Suta Kavari’s career has evolved over the last few years before and after graduating from Stellenbosch University (SU). He trained as an economist with a strong interest in the political economy of development. After completing undergraduate studies in economics in 2011 from the North-West University in Potchefstroom, he worked in the private sector for four years, first as a risk analyst and then as an investment strategist.
After a brief sojourn in late 2016 volunteering in Lebanon on social innovation projects tailored for Syrian and Palestinian refugees, he returned to Namibia and joined the public service as special assistant to the minister at the National Planning Commission in 2017. Here he formed part of the core working group that drafted Namibia’s National Development Plan and served as adviser to the Namibian delegation to the 72nd session of the United Nations General Assembly. Concurrently, he chaired a policy advocacy think tank.
Suta graduated from SU in December 2018 with a postgraduate diploma in sustainable development. His time at SU, and in particular at the Sustainability Institute, was some of the most formative experiences of his life. “SU provided a space for thought provocation and a place where I could explore my intellectual rigour. Studying at SU offered immense opportunities of engaging faculty insights and research from a wide spectrum of perspectives.”
He was fortunate to be called to faculty (part-time) at the School of Public Leadership while at SU, where he designed and facilitated two modules that formed part of the University’s first transdisciplinary undergraduate diploma in sustainable development. “Facilitating the learning journey of 50 undergraduate students was a tremendously humbling experience, which highlighted the transformative power of education,” he says.
It was also at SU where Suta had the great privilege of working with former public protector, Prof Thuli Madonsela, the Law Faculty Trust Chair in Social Justice, on her ambitious Mosa-Plan for Social Justice. Suta coordinated the establishment of a thematic think-tank and dialogue on social justice, which was aimed at building towards a master plan that would provide the basis for policy recommendations to government.
Currently, he helps companies in Namibia with rethinking sustainability in their organisational culture and how they can embed sustainability into their stakeholder engagement corporate social responsibility strategies. In addition, he also does consulting for NGOs and later in 2019, he is taking up an offer to read public policy at the University of Oxford.

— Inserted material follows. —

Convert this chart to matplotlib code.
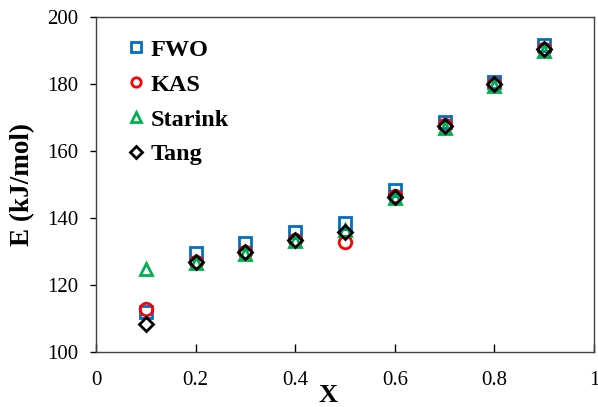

Most of the work Suta have been involved in came from a very strong desire to contribute to positive social change, to uplift the destitute and those left behind. In Lebanon, Suta together with volunteers and activists, worked on projects centred on social entrepreneurship and creating sustainable impact through supporting Syrian and Palestinian social entrepreneurs. He says the refugee crisis had devastated hope and potential, and they saw their role as creating space for some of the brightest minds to find unique ways of creating sustainable livelihoods.
“I see the work that I do working on the formulation of policies as experimentations of thought in imagining equality anew. This has allowed for deeper engagements with communities and helped me better understand the plight of so many people, and this has in turn allowed me to think about the greater societal good,” Suta says.
“My biggest motivation in life is betterment – of myself and my community and contributing to that. My goals in life constantly evolve with more exposure and learning. Post-Oxford, I have a deep desire to work with the public service on tackling the challenges we face and bridging the implementation gap that has resulted in policy failure.”